Two weeks ago Lucinda was sitting in the courtyard being bombed by avocados and wondering when her flight to LA was. We knew whatever was wrong with her was serious enough to warrant a flight out of here.
I was spending hours trying to navigate the paperwork. Here’s a sample of what life looked like:
Before we can arrange the pickup we first need to have written permission from the NHSTA and EPA to move the bike into the USA. The EPA has informed it is possible to import the bike temporarily into the US for repair, BUT there is a fly in the ointment. NHTSA has not come back with any approval or instructions at this time. They do not offer any type of automatic exemption for repair on a non-US registered vehicle.
I will provide you with rates for this move, but I have to make it clear that we are still pending approval from NHTSA before we can ship it. For EPA, you will need to complete the attached and send it directly to EPA. EPA’s email is: Imports@epamail.epa.gov
The bike cannot be imported without this letter and should not ship until it is received back from EPA. EPA does not guarantee any type of turn-around time on issuing the letter, but we would advise that you need to express your urgent timeline to the EPA when you send the attached exemption letter to them. Please review the letter, add the missing info, and rework the narrative if anything is incorrect.

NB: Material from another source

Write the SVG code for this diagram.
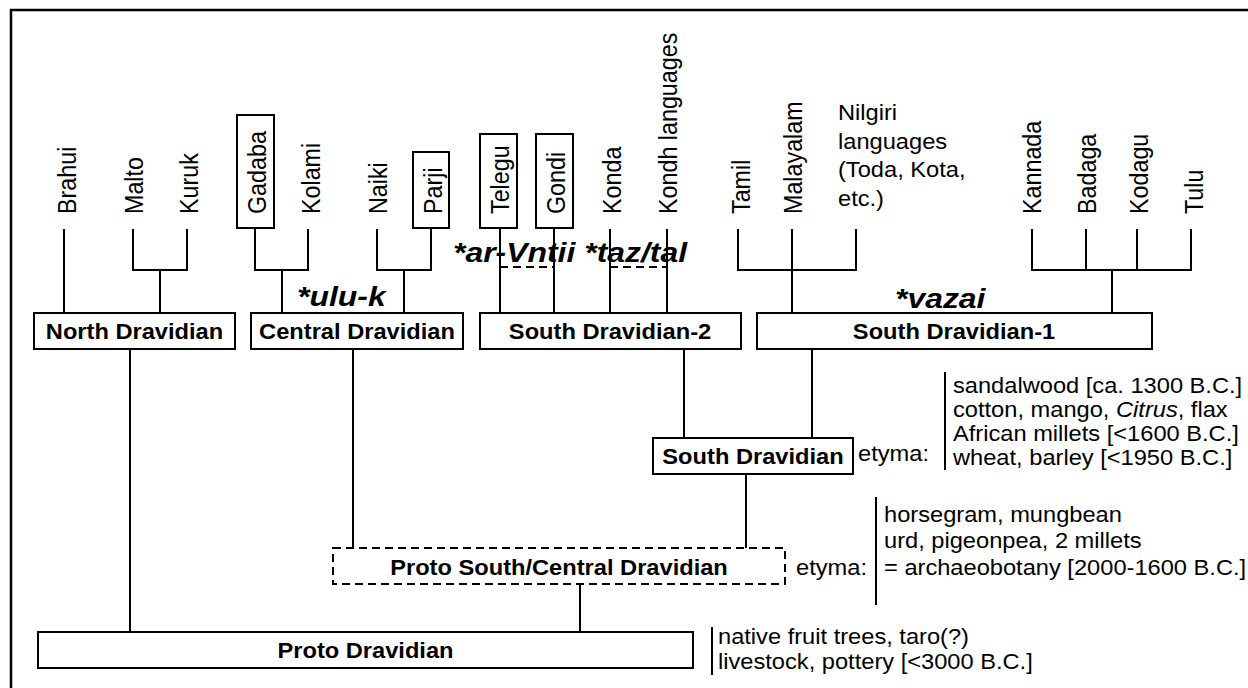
<svg xmlns="http://www.w3.org/2000/svg" width="1248" height="688" viewBox="0 0 1248 688">
<style>
text{font-family:"Liberation Sans",Arial,Helvetica,sans-serif;fill:#000}
.lf{font-size:23.3px}
.bl{font-size:21.5px;font-weight:bold;text-anchor:middle}
.rg{font-size:21.5px}
.it{font-size:28px;font-weight:bold;font-style:italic}
.bx{fill:#fff;stroke:#000;stroke-width:2}
.dbx{fill:#fff;stroke:#000;stroke-width:2;stroke-dasharray:8 5}
.ln{fill:none;stroke:#000;stroke-width:2}
.dl{fill:none;stroke:#000;stroke-width:2;stroke-dasharray:8 5}
</style>
<rect x="11" y="10" width="1260" height="700" fill="#fff" stroke="#000" stroke-width="2.5"/>
<g id="connectors">
<path class="ln" d="M64 229V313"/>
<path class="ln" d="M133 229V270H187V229M160 270V313"/>
<path class="ln" d="M255 228V270H308V229M282 270V313"/>
<path class="ln" d="M377 229V270H431V228M404 270V313"/>
<path class="ln" d="M500 228V313M554 228V313M610 229V313M667 229V313"/>
<path class="dl" d="M500 267H554M610 267H667"/>
<path class="ln" d="M738 229V270H856V229M792 229V313"/>
<path class="ln" d="M1032 229V270H1191V229M1086 229V270M1137 229V270M1112 270V313"/>
<path class="ln" d="M130 349V632"/>
<path class="ln" d="M353 349V548"/>
<path class="ln" d="M580 584V632"/>
<path class="ln" d="M684 349V438"/>
<path class="ln" d="M812 349V438"/>
<path class="ln" d="M746 474V548"/>
</g>
<g id="leaf-brahui"><text class="lf" transform="translate(76,214) scale(1.1,1) rotate(-90)">Brahui</text></g>
<g id="leaf-malto"><text class="lf" transform="translate(143,214) scale(1.1,1) rotate(-90)">Malto</text></g>
<g id="leaf-kuruk"><text class="lf" transform="translate(198,214) scale(1.1,1) rotate(-90)">Kuruk</text></g>
<g id="leaf-gadaba"><rect class="bx" x="237" y="115" width="37" height="113"/><text class="lf" transform="translate(266,214) scale(1.1,1) rotate(-90)">Gadaba</text></g>
<g id="leaf-kolami"><text class="lf" transform="translate(320,214) scale(1.1,1) rotate(-90)">Kolami</text></g>
<g id="leaf-naiki"><text class="lf" transform="translate(387,214) scale(1.1,1) rotate(-90)">Naiki</text></g>
<g id="leaf-parji"><rect class="bx" x="413" y="152" width="36" height="76"/><text class="lf" transform="translate(442,214) scale(1.1,1) rotate(-90)">Parji</text></g>
<g id="leaf-telegu"><rect class="bx" x="480" y="134" width="37" height="94"/><text class="lf" transform="translate(509,214) scale(1.1,1) rotate(-90)">Telegu</text></g>
<g id="leaf-gondi"><rect class="bx" x="536" y="134" width="37" height="94"/><text class="lf" transform="translate(565,214) scale(1.1,1) rotate(-90)">Gondi</text></g>
<g id="leaf-konda"><text class="lf" transform="translate(621,214) scale(1.1,1) rotate(-90)">Konda</text></g>
<g id="leaf-kondh"><text class="lf" transform="translate(677,214) scale(1.1,1) rotate(-90)">Kondh languages</text></g>
<g id="leaf-tamil"><text class="lf" transform="translate(750,214) scale(1.1,1) rotate(-90)">Tamil</text></g>
<g id="leaf-malayalam"><text class="lf" transform="translate(802,214) scale(1.1,1) rotate(-90)">Malayalam</text></g>
<g id="leaf-nilgiri"><text class="rg" transform="translate(838,120) scale(1.1,1)">Nilgiri</text><text class="rg" transform="translate(838,148.5) scale(1.1,1)">languages</text><text class="rg" transform="translate(838,177) scale(1.1,1)">(Toda, Kota,</text><text class="rg" transform="translate(838,205.5) scale(1.1,1)">etc.)</text></g>
<g id="leaf-kannada"><text class="lf" transform="translate(1041,214) scale(1.1,1) rotate(-90)">Kannada</text></g>
<g id="leaf-badaga"><text class="lf" transform="translate(1096,214) scale(1.1,1) rotate(-90)">Badaga</text></g>
<g id="leaf-kodagu"><text class="lf" transform="translate(1148,214) scale(1.1,1) rotate(-90)">Kodagu</text></g>
<g id="leaf-tulu"><text class="lf" transform="translate(1203,214) scale(1.1,1) rotate(-90)">Tulu</text></g>
<g id="label-ulu"><text class="it" transform="translate(297,306) scale(1.14,1)">*ulu-k</text></g>
<g id="label-arvntii"><text class="it" transform="translate(453,262) scale(1.14,1)">*ar-Vntii *taz/tal</text></g>
<g id="label-vazai"><text class="it" transform="translate(895,308) scale(1.14,1)">*vazai</text></g>
<g id="north-dravidian"><rect class="bx" x="34" y="313" width="201" height="36"/><text class="bl" transform="translate(134.5,339) scale(1.1,1)">North Dravidian</text></g>
<g id="central-dravidian"><rect class="bx" x="251" y="313" width="212" height="36"/><text class="bl" transform="translate(357,339) scale(1.1,1)">Central Dravidian</text></g>
<g id="south-dravidian-2"><rect class="bx" x="480" y="313" width="261" height="36"/><text class="bl" transform="translate(610,339) scale(1.1,1)">South Dravidian-2</text></g>
<g id="south-dravidian-1"><rect class="bx" x="757" y="313" width="395" height="36"/><text class="bl" transform="translate(954,339) scale(1.1,1)">South Dravidian-1</text></g>
<g id="south-dravidian"><rect class="bx" x="653" y="438" width="200" height="36"/><text class="bl" transform="translate(753,464) scale(1.1,1)">South Dravidian</text></g>
<g id="proto-south-central"><rect class="dbx" x="333" y="548" width="452" height="36"/><text class="bl" transform="translate(559,575) scale(1.1,1)">Proto South/Central Dravidian</text></g>
<g id="proto-dravidian"><rect class="bx" x="38" y="632" width="655" height="36"/><text class="bl" transform="translate(365.5,658) scale(1.1,1)">Proto Dravidian</text></g>
<g id="etyma-sd">
<text class="rg" transform="translate(858,461) scale(1.1,1)">etyma:</text>
<path class="ln" d="M945 372V470"/>
<text class="rg" transform="translate(953,393) scale(1.1,1)">sandalwood [ca. 1300 B.C.]</text>
<text class="rg" transform="translate(953,417) scale(1.1,1)">cotton, mango, <tspan font-style="italic">Citrus</tspan>, flax</text>
<text class="rg" transform="translate(953,441) scale(1.1,1)">African millets [&lt;1600 B.C.]</text>
<text class="rg" transform="translate(953,465) scale(1.1,1)">wheat, barley [&lt;1950 B.C.]</text>
</g>
<g id="etyma-psc">
<text class="rg" transform="translate(796,575) scale(1.1,1)">etyma:</text>
<path class="ln" d="M876 497V605"/>
<text class="rg" transform="translate(884,522) scale(1.1,1)">horsegram, mungbean</text>
<text class="rg" transform="translate(884,548) scale(1.1,1)">urd, pigeonpea, 2 millets</text>
<text class="rg" transform="translate(884,575) scale(1.1,1)">= archaeobotany [2000-1600 B.C.]</text>
</g>
<g id="etyma-pd">
<path class="ln" d="M712 627V675"/>
<text class="rg" transform="translate(718,644) scale(1.1,1)">native fruit trees, taro(?)</text>
<text class="rg" transform="translate(718,669) scale(1.1,1)">livestock, pottery [&lt;3000 B.C.]</text>
</g>
</svg>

You will need to send the form directly to EPA, along with copies of your registration, passport, license and anything else EPA comes back with in their reply to you.
I have also attached POA for him to complete, along with an EPA form. There may be an additional form NHTSA will need, but we am waiting to hear back from them.
I was thinking I needed to rent a time machine, un-sell my company for a day and delegate this fucking mess. That seemed as plausible as any of the alternatives.
After discussions with Jeff in LA we decided to use a bike shop in Guatemala City as a workshop, put Lucinda in an induced coma there, have a look inside and fly both the parts and the talent this way, rather than that way. Expensive but no choice.
So I just got the pictures. Here are a few. This used to be a piston
This is supposed to be a bit straighter, like, straight
That funny looking white line is a crack in the sleeve
And last but not least
So Jeff and I’ll put together a plan. No matter we come up with it’s going to be epic.